Del resto, e torniamo al punto di partenza, il museo dell’Alfa Romeo è una struttura di grande richiamo internazionale, che aggiunge rendita di posizione ad un distretto in grande rinnovamento, tra Expo, Fiera, e il nuovo polo commerciale e residenziale in via di costruzione sulle altre parti dismesse dell’Alfa…

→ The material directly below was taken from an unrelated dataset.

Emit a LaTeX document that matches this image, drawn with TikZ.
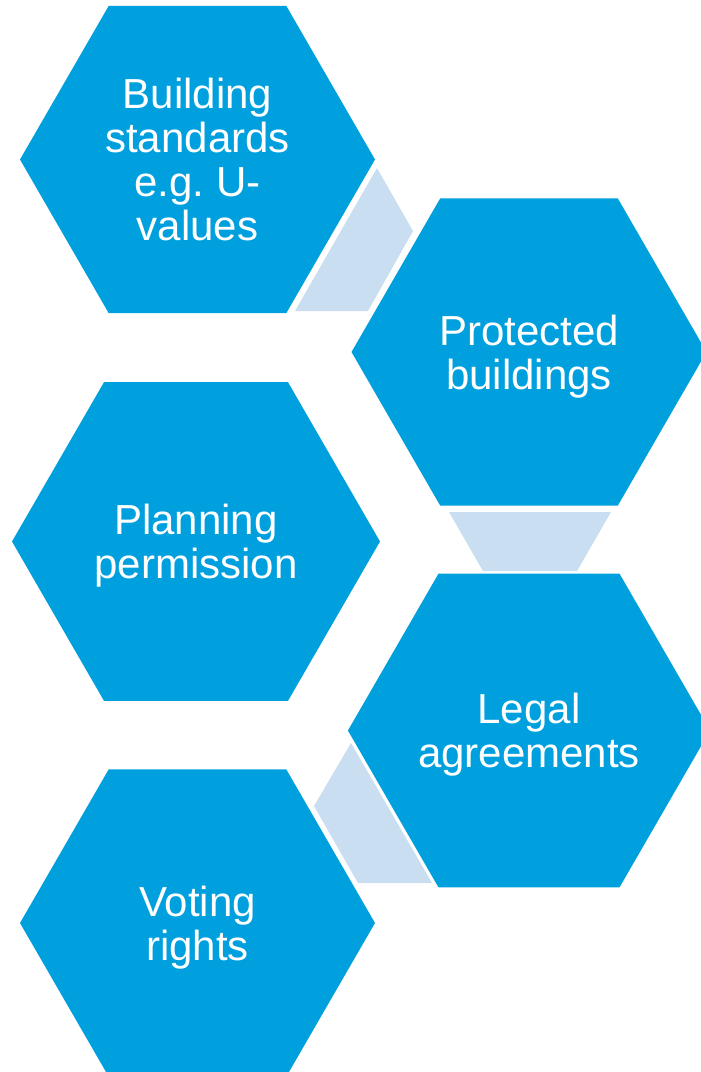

Credo che proprio qui stia il grande interesse di questo Museo, come da anni stiamo cercando di evidenziare nello studio di quanto soprattutto la cultura architettonica lombarda ha espresso, che potremmo leggere in una sorta di doppio passo, a nostro modo di vedere inscindibile: da una parte il lavoro sulla città, dall’altra sul paesaggio contemporaneo. Studiosi come Tullia Iori e Sergio Poretti, Marzia Marandola, Claudia Conforti, ma lo stesso Carlo Olmo con il suo lungo lavoro su Nervi,  si muovono da tempo per sottolineare con importanti contributi (su Morandi, Musmeci, De Miranda, Favini …ma anche Zanuso, Mangiarotti, Morassutti)  come la storia dell’ingegneria e della ‘concezione strutturale’ sia a tutti gli effetti una storia alta che ha disegnato il nostro paesaggio e la nostra cultura architettonica esattamente come i grandi musei, le abitazioni  e tutta l’edilizia non infrastrutturale. Come la bella mostra “L’architettura del mondo” dello scorso anno alla Triennale, curata da Alberto Ferlenga, ha evidenziato. Il paesaggio è oggi al centro dell’analisi proprio perché restituisce la complessità dell’azione compiuta da questi protagonisti ed insieme allarga gli orizzonti della storia moderna dell’architettura italiana.